In 2009 an official update charting the descendants of Confucius, “The Top Family on Earth,” was completed in China’s Shandong Province, where Confucius was born 2,560 years earlier. Acc
ording to the revised tree, the ancient advocate for peace and social harmony fathered eighty-three generations numbering some two million individual descendants. (An earlier revision in 1937 counted only 600,000 descendants. The new version was the first to include women, overseas family members, and ethnic minorities, like seventy-one-year-old Muslim Kong Xiangxian from Yunnan Province. At the time of the update, the pantheon of Confucius’s living offspring included the childless ninety-year-old Kong Demao, the only direct descendent of Confucius in mainland China, and sixteen-year-old James Hung of West London, grandson of a clan elder and a big fan of Manchester United.)
In New Zealand’s Maori culture, there is a specialized lexicon for talking about families through time. Whakapiri is what Maori do when they work out what ancestors they have in common with others. The recitation of genealogy and stories that are passed from one generation down to the next is called whakapapa.

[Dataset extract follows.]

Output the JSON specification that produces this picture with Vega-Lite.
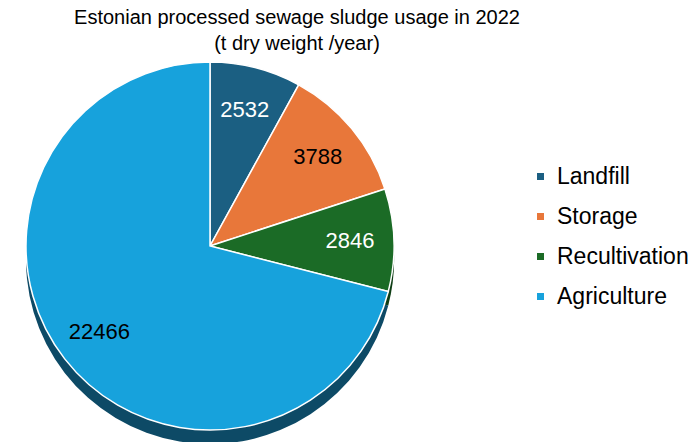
{
  "$schema": "https://vega.github.io/schema/vega-lite/v6.json",
  "autosize": {"type": "none"},
  "width": 400,
  "height": 364,
  "padding": {"left": 10, "top": 64, "right": 283, "bottom": 14},
  "background": "white",
  "title": {
    "text": ["Estonian processed sewage sludge usage in 2022", "(t dry weight /year)"],
    "font": "Liberation Sans",
    "fontSize": 20,
    "fontWeight": "normal",
    "color": "#000000",
    "lineHeight": 26,
    "anchor": "middle",
    "dx": 87,
    "offset": 5
  },
  "data": {
    "values": [
      {"category": "Landfill", "value": 2532},
      {"category": "Storage", "value": 3788},
      {"category": "Recultivation", "value": 2846},
      {"category": "Agriculture", "value": 22466}
    ]
  },
  "transform": [{"window": [{"op": "row_number", "as": "idx"}]}],
  "layer": [
    {
      "mark": {"type": "arc", "radius": 184, "yOffset": 14},
      "encoding": {
        "theta": {"field": "value", "type": "quantitative", "stack": true},
        "order": {"field": "idx", "type": "quantitative"},
        "color": {
          "field": "category",
          "type": "nominal",
          "scale": {
            "domain": ["Landfill", "Storage", "Recultivation", "Agriculture"],
            "range": ["#0c3a50", "#8a3f16", "#0e3d14", "#0d4a66"]
          },
          "legend": null
        }
      }
    },
    {
      "mark": {"type": "arc", "radius": 184, "stroke": "white", "strokeWidth": 1.5},
      "encoding": {
        "theta": {"field": "value", "type": "quantitative", "stack": true},
        "order": {"field": "idx", "type": "quantitative"},
        "color": {
          "field": "category",
          "type": "nominal",
          "sort": ["Landfill", "Storage", "Recultivation", "Agriculture"],
          "scale": {
            "domain": ["Landfill", "Storage", "Recultivation", "Agriculture"],
            "range": ["#1b5f82", "#e8773a", "#1b6b26", "#17a2dc"]
          },
          "legend": {
            "orient": "none",
            "legendX": 519,
            "legendY": 101,
            "title": null,
            "symbolType": "square",
            "symbolSize": 49,
            "symbolStrokeWidth": 0,
            "labelFont": "Liberation Sans",
            "labelFontSize": 23,
            "labelColor": "#000000",
            "labelOffset": 5,
            "rowPadding": 16,
            "labelLimit": 300
          }
        }
      }
    },
    {
      "mark": {"type": "text", "radius": 140, "font": "Liberation Sans", "fontSize": 22},
      "encoding": {
        "theta": {"field": "value", "type": "quantitative", "stack": true},
        "order": {"field": "idx", "type": "quantitative"},
        "text": {"field": "value", "type": "quantitative", "format": "d"},
        "color": {
          "condition": {"test": "datum.category === 'Landfill' || datum.category === 'Recultivation'", "value": "#ffffff"},
          "value": "#000000"
        }
      }
    }
  ],
  "resolve": {"scale": {"color": "independent"}},
  "config": {"view": {"stroke": null}}
}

It’s said that if a Maori learns his genealogy, he will be able to trace his way back through the millennia, person by person, to when his ancestors first arrived in New Zealand.
Many cultures in Africa have an equally strong oral tradition. In West Africa the griot is the person who memorizes all the histories and carries the group’s identity. In Somalia children under the age of ten learn their genealogy by heart—their lineage, their subfamily, and the larger clan group to which they belong for ten generations back.
Oddly, the critics of genealogy have little to say about the traditional role that the activity plays in other cultures. Yet it’s useful to recognize that people all over the world not only think quite deeply about who their ancestors were but also develop different strategies for preserving information about them. One of the biggest assumptions that lurks beneath all the criticism of genealogists is that the decay of information over the years is a natural erosion and that there’s something fussy or unnatural about interfering with it. But this is a sweeping assumption to make about a complicated state of affairs. There is nothing inevitable or organic about the informationscape we live in—it is not a landscape.